Viernes por la tarde en el
colegio judío ortodoxo. Mientras sus compañeros de primer año están abocados a
la escritura de unas producciones, David, levanta la mano y me pide que me
acerque a su banco. David es nuevo en el colegio y llegó con cierta fama de “alumno
conflictivo”, fama ganada dentro del micromundo de la colectividad por
actitudes tan excéntricas como tener dieciséis años, usar camperas de cuero y
haber ido a bailar un par de veces. “Estoy bajoneado”, escribe, inclinando el
cuaderno para que no lo vean sus compañeros. Le preguntó por qué. “Por una
chica”, responde, siempre por escrito. Después: “es mala”, “me dejó por un
compañero del colegio nuevo”, “la conozco desde los diez años”, “estoy destrozado”,
“no se puede enterar nadie”. Nadie.

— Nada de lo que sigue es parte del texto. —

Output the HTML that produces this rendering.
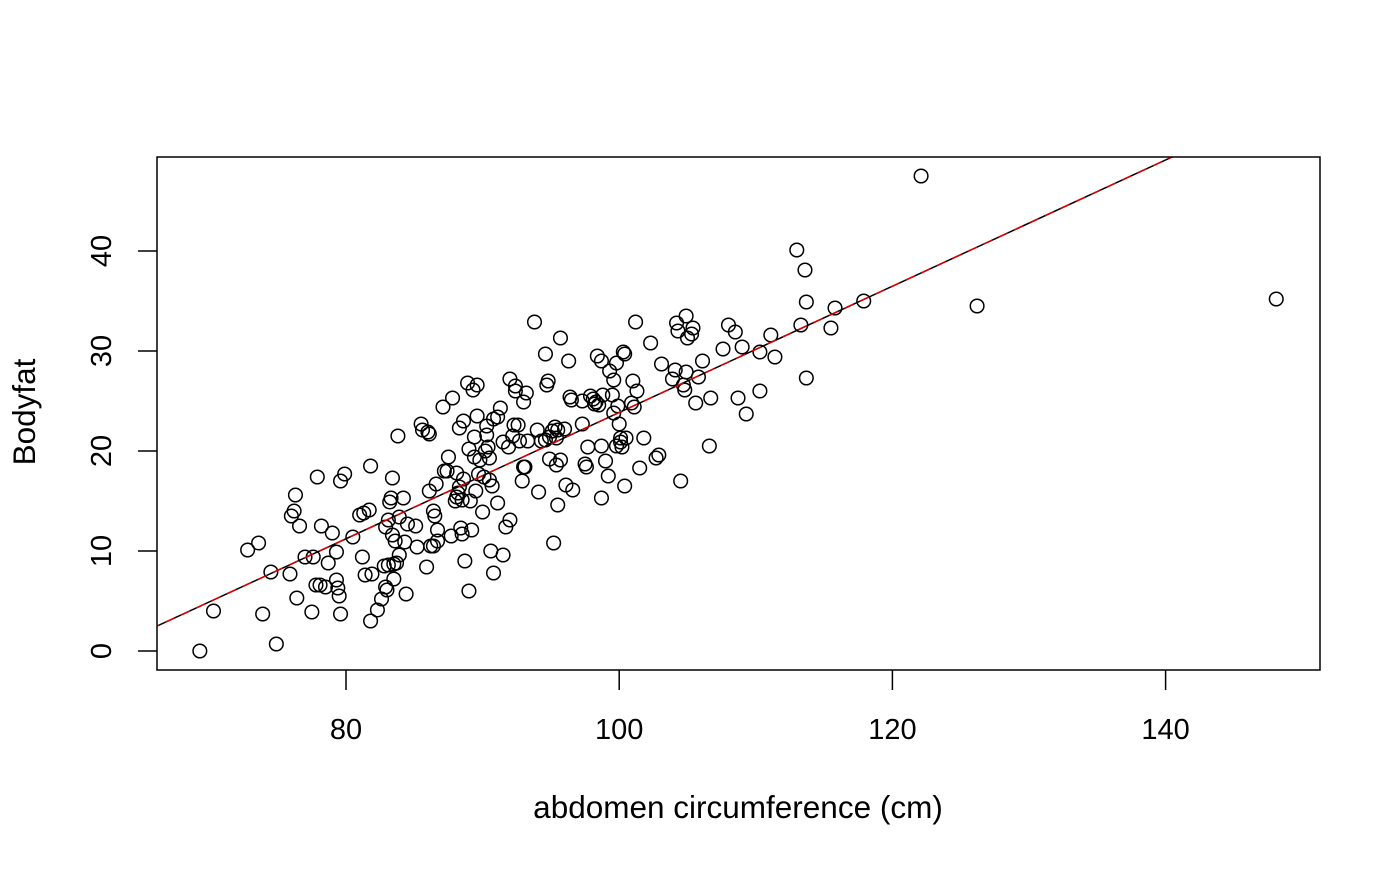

Ni sus compañeros, mucho menos sus
profesores del área religiosa, aceptarían que esté fijándose en chicas en vez
de estar entregado al estudio de la Torá. No me lo dice, pero es algo
implícito: el pibe no puede confiar en nadie de su entorno, está con su corazón
adolescente roto y el único tipo digno de su confianza es el profesor de Lengua
quien, en vez de cagarlo a pedos por sus anécdotas, celebra el ritmo con que
las construye.
Hijo
de una educación laica y de familia atea, me pregunto no menos de dos veces al
mes qué carajo hago laburando en un colegio tan pero tan religioso. Siempre me respondo lo mismo: 1) que sin las
horas del colegio ortodoxo no puedo comer ni pagar el alquiler 2) que tengo curiosidad
antropológica, que me fascina conocer por
dentro algunas particularidades de una comunidad cerradísima. Agrego,
ahora, una tercera respuesta para tranquilizar mi conciencia progresista: porque
lo mejor que puede pasarle a estos pibes es tener profesores que vengan de otro
lado, tipos que además a enseñarles a identificar un predicativo subjetivo, puedan
decirles que es una mierda que una chica te rompa el corazón, que los entienden,
que no están solos y que si no terminan la producción no les digan nada a sus
compañeros y me la entreguen la próxima clase. Pero entregámela, si no querés
que te muela el culo a patadas.
Pero
David me entregó su escrito ese mismo día. En el recreo, me pidió el mail para “contarle
bien lo que me pasa”. Se lo di, por
supuesto. No está mal volver a casa sabiendo que un pendejo de dieciséis años
confía en uno, figura de autoridad que se encarga de evaluarlo. Entre las
tantas cosas gratas de la docencia está el que, a veces, los pibes te meten el
cinismo en el culo. Y eso es mucho, pero mucho en serio.